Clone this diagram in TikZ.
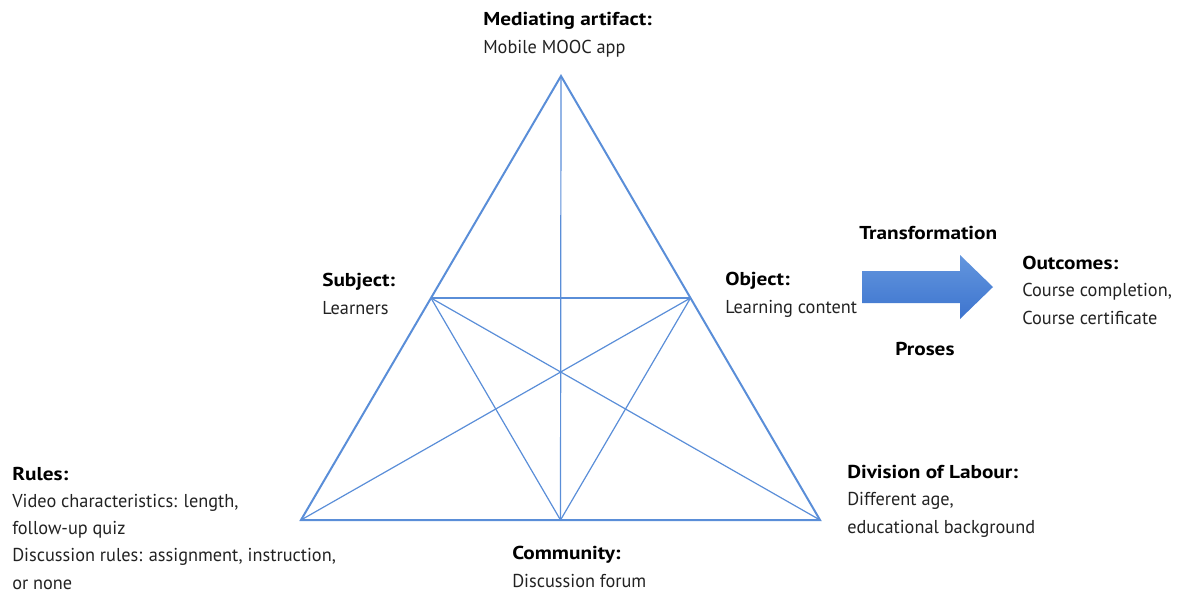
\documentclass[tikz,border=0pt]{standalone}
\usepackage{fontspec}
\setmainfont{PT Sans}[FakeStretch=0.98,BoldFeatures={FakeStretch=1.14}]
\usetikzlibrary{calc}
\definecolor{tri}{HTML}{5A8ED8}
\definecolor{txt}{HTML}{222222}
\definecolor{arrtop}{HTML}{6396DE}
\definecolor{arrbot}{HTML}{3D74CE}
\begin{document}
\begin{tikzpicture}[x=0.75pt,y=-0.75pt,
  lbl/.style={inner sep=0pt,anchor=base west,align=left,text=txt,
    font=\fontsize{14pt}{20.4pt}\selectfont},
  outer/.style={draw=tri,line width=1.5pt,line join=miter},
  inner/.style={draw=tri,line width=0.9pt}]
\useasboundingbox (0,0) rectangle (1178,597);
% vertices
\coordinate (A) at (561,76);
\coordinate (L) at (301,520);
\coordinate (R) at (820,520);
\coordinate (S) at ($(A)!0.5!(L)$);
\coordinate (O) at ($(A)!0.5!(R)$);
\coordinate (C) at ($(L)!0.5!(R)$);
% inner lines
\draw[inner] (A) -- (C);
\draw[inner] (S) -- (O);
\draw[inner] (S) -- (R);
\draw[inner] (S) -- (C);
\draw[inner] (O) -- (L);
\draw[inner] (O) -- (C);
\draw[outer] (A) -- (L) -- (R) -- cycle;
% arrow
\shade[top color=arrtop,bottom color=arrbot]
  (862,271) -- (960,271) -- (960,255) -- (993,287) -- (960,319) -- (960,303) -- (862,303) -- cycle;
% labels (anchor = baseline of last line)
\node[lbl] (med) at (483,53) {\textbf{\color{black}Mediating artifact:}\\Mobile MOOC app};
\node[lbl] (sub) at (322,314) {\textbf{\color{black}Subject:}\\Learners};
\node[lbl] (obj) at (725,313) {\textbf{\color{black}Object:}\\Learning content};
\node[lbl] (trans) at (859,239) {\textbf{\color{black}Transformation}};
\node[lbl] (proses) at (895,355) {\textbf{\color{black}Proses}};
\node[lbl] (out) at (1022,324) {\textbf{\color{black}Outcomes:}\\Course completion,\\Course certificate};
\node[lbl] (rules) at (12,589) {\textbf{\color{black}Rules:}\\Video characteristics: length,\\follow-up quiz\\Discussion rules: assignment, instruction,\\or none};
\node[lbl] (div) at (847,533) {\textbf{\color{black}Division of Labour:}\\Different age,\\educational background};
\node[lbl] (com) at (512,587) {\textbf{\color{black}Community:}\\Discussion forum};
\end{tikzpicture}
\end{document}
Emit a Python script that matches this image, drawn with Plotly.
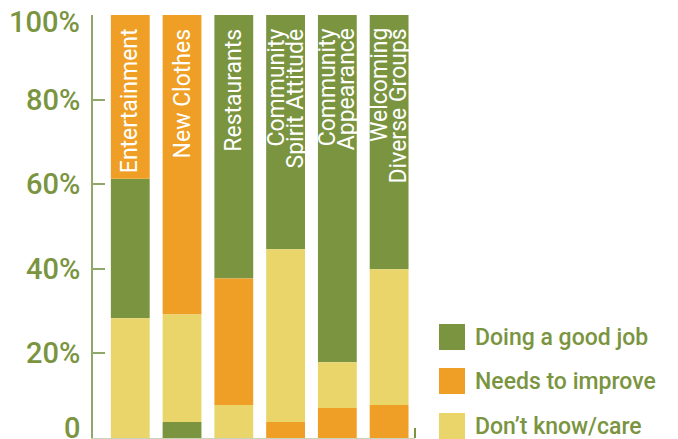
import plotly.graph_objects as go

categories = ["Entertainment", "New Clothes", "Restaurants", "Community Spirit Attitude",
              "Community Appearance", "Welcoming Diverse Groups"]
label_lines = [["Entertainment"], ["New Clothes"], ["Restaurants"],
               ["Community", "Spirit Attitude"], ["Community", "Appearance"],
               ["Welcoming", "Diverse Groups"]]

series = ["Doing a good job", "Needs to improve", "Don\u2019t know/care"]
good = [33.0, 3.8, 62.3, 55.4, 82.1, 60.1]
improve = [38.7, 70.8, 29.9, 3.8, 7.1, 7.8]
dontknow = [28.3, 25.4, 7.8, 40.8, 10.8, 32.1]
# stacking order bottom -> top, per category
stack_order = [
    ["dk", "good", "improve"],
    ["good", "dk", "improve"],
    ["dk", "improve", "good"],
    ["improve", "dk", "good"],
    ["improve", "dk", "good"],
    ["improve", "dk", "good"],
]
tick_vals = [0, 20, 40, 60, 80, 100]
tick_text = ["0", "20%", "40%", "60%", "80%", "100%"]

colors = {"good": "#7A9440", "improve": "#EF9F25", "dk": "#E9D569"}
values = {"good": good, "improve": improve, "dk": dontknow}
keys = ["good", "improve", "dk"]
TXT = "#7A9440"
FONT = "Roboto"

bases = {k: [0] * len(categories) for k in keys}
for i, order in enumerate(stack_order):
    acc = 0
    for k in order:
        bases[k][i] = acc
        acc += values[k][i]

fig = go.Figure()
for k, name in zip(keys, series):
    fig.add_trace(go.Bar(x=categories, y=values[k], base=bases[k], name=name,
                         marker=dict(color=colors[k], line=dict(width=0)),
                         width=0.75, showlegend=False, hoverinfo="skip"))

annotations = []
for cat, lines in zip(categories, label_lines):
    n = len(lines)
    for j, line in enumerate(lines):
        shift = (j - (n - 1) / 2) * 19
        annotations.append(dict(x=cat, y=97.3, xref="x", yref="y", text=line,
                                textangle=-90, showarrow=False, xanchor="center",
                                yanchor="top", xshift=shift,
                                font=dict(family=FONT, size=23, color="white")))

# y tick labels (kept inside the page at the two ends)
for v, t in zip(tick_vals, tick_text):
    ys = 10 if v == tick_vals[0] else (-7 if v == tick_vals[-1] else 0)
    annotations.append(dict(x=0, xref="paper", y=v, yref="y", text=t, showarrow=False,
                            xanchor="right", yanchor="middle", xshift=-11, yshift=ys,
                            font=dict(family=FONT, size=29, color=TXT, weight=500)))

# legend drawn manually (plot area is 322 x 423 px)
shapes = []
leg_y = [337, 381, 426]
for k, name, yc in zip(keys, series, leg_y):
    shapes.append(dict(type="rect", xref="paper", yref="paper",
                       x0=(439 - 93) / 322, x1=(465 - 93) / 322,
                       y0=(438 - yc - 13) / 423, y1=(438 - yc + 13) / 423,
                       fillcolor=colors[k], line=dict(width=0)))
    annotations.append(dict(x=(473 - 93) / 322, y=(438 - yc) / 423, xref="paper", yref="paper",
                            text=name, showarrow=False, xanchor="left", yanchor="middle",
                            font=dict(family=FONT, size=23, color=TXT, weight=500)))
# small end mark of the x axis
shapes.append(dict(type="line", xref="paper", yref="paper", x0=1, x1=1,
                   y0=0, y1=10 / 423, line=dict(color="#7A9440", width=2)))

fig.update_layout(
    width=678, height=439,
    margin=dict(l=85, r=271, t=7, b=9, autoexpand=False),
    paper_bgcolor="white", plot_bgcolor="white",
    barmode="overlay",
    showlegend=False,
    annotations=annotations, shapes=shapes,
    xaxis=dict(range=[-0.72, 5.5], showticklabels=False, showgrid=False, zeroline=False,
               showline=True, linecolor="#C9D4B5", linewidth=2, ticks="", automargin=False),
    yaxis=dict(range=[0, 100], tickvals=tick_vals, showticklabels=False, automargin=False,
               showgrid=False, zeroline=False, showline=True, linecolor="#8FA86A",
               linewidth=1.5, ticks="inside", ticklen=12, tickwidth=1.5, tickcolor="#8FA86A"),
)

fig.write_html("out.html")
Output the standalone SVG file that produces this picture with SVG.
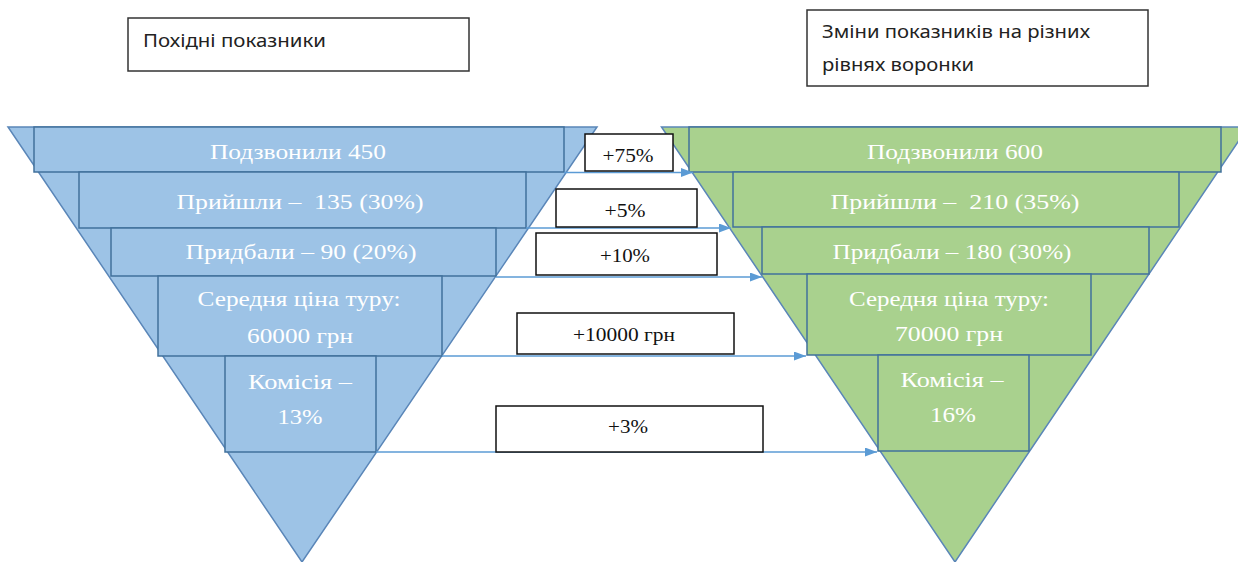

▶ THE PROBLEM
The records above are to be reproduced exactly; the pictures are to be left out.

▶ ANSWER
Clone this diagram in TikZ.
\documentclass[tikz,border=0pt]{standalone}
\usepackage{fontspec}
\setmainfont{PT Sans}[FakeStretch=0.98,BoldFeatures={FakeStretch=1.14}]
\usetikzlibrary{calc}
\definecolor{tri}{HTML}{5A8ED8}
\definecolor{txt}{HTML}{222222}
\definecolor{arrtop}{HTML}{6396DE}
\definecolor{arrbot}{HTML}{3D74CE}
\begin{document}
\begin{tikzpicture}[x=0.75pt,y=-0.75pt,
  lbl/.style={inner sep=0pt,anchor=base west,align=left,text=txt,
    font=\fontsize{14pt}{20.4pt}\selectfont},
  outer/.style={draw=tri,line width=1.5pt,line join=miter},
  inner/.style={draw=tri,line width=0.9pt}]
\useasboundingbox (0,0) rectangle (1178,597);
% vertices
\coordinate (A) at (561,76);
\coordinate (L) at (301,520);
\coordinate (R) at (820,520);
\coordinate (S) at ($(A)!0.5!(L)$);
\coordinate (O) at ($(A)!0.5!(R)$);
\coordinate (C) at ($(L)!0.5!(R)$);
% inner lines
\draw[inner] (A) -- (C);
\draw[inner] (S) -- (O);
\draw[inner] (S) -- (R);
\draw[inner] (S) -- (C);
\draw[inner] (O) -- (L);
\draw[inner] (O) -- (C);
\draw[outer] (A) -- (L) -- (R) -- cycle;
% arrow
\shade[top color=arrtop,bottom color=arrbot]
  (862,271) -- (960,271) -- (960,255) -- (993,287) -- (960,319) -- (960,303) -- (862,303) -- cycle;
% labels (anchor = baseline of last line)
\node[lbl] (med) at (483,53) {\textbf{\color{black}Mediating artifact:}\\Mobile MOOC app};
\node[lbl] (sub) at (322,314) {\textbf{\color{black}Subject:}\\Learners};
\node[lbl] (obj) at (725,313) {\textbf{\color{black}Object:}\\Learning content};
\node[lbl] (trans) at (859,239) {\textbf{\color{black}Transformation}};
\node[lbl] (proses) at (895,355) {\textbf{\color{black}Proses}};
\node[lbl] (out) at (1022,324) {\textbf{\color{black}Outcomes:}\\Course completion,\\Course certificate};
\node[lbl] (rules) at (12,589) {\textbf{\color{black}Rules:}\\Video characteristics: length,\\follow-up quiz\\Discussion rules: assignment, instruction,\\or none};
\node[lbl] (div) at (847,533) {\textbf{\color{black}Division of Labour:}\\Different age,\\educational background};
\node[lbl] (com) at (512,587) {\textbf{\color{black}Community:}\\Discussion forum};
\end{tikzpicture}
\end{document}
Emit a Python script that matches this image, drawn with Plotly.
import plotly.graph_objects as go

categories = ["Entertainment", "New Clothes", "Restaurants", "Community Spirit Attitude",
              "Community Appearance", "Welcoming Diverse Groups"]
label_lines = [["Entertainment"], ["New Clothes"], ["Restaurants"],
               ["Community", "Spirit Attitude"], ["Community", "Appearance"],
               ["Welcoming", "Diverse Groups"]]

series = ["Doing a good job", "Needs to improve", "Don\u2019t know/care"]
good = [33.0, 3.8, 62.3, 55.4, 82.1, 60.1]
improve = [38.7, 70.8, 29.9, 3.8, 7.1, 7.8]
dontknow = [28.3, 25.4, 7.8, 40.8, 10.8, 32.1]
# stacking order bottom -> top, per category
stack_order = [
    ["dk", "good", "improve"],
    ["good", "dk", "improve"],
    ["dk", "improve", "good"],
    ["improve", "dk", "good"],
    ["improve", "dk", "good"],
    ["improve", "dk", "good"],
]
tick_vals = [0, 20, 40, 60, 80, 100]
tick_text = ["0", "20%", "40%", "60%", "80%", "100%"]

colors = {"good": "#7A9440", "improve": "#EF9F25", "dk": "#E9D569"}
values = {"good": good, "improve": improve, "dk": dontknow}
keys = ["good", "improve", "dk"]
TXT = "#7A9440"
FONT = "Roboto"

bases = {k: [0] * len(categories) for k in keys}
for i, order in enumerate(stack_order):
    acc = 0
    for k in order:
        bases[k][i] = acc
        acc += values[k][i]

fig = go.Figure()
for k, name in zip(keys, series):
    fig.add_trace(go.Bar(x=categories, y=values[k], base=bases[k], name=name,
                         marker=dict(color=colors[k], line=dict(width=0)),
                         width=0.75, showlegend=False, hoverinfo="skip"))

annotations = []
for cat, lines in zip(categories, label_lines):
    n = len(lines)
    for j, line in enumerate(lines):
        shift = (j - (n - 1) / 2) * 19
        annotations.append(dict(x=cat, y=97.3, xref="x", yref="y", text=line,
                                textangle=-90, showarrow=False, xanchor="center",
                                yanchor="top", xshift=shift,
                                font=dict(family=FONT, size=23, color="white")))

# y tick labels (kept inside the page at the two ends)
for v, t in zip(tick_vals, tick_text):
    ys = 10 if v == tick_vals[0] else (-7 if v == tick_vals[-1] else 0)
    annotations.append(dict(x=0, xref="paper", y=v, yref="y", text=t, showarrow=False,
                            xanchor="right", yanchor="middle", xshift=-11, yshift=ys,
                            font=dict(family=FONT, size=29, color=TXT, weight=500)))

# legend drawn manually (plot area is 322 x 423 px)
shapes = []
leg_y = [337, 381, 426]
for k, name, yc in zip(keys, series, leg_y):
    shapes.append(dict(type="rect", xref="paper", yref="paper",
                       x0=(439 - 93) / 322, x1=(465 - 93) / 322,
                       y0=(438 - yc - 13) / 423, y1=(438 - yc + 13) / 423,
                       fillcolor=colors[k], line=dict(width=0)))
    annotations.append(dict(x=(473 - 93) / 322, y=(438 - yc) / 423, xref="paper", yref="paper",
                            text=name, showarrow=False, xanchor="left", yanchor="middle",
                            font=dict(family=FONT, size=23, color=TXT, weight=500)))
# small end mark of the x axis
shapes.append(dict(type="line", xref="paper", yref="paper", x0=1, x1=1,
                   y0=0, y1=10 / 423, line=dict(color="#7A9440", width=2)))

fig.update_layout(
    width=678, height=439,
    margin=dict(l=85, r=271, t=7, b=9, autoexpand=False),
    paper_bgcolor="white", plot_bgcolor="white",
    barmode="overlay",
    showlegend=False,
    annotations=annotations, shapes=shapes,
    xaxis=dict(range=[-0.72, 5.5], showticklabels=False, showgrid=False, zeroline=False,
               showline=True, linecolor="#C9D4B5", linewidth=2, ticks="", automargin=False),
    yaxis=dict(range=[0, 100], tickvals=tick_vals, showticklabels=False, automargin=False,
               showgrid=False, zeroline=False, showline=True, linecolor="#8FA86A",
               linewidth=1.5, ticks="inside", ticklen=12, tickwidth=1.5, tickcolor="#8FA86A"),
)

fig.write_html("out.html")
Output the standalone SVG file that produces this picture with SVG.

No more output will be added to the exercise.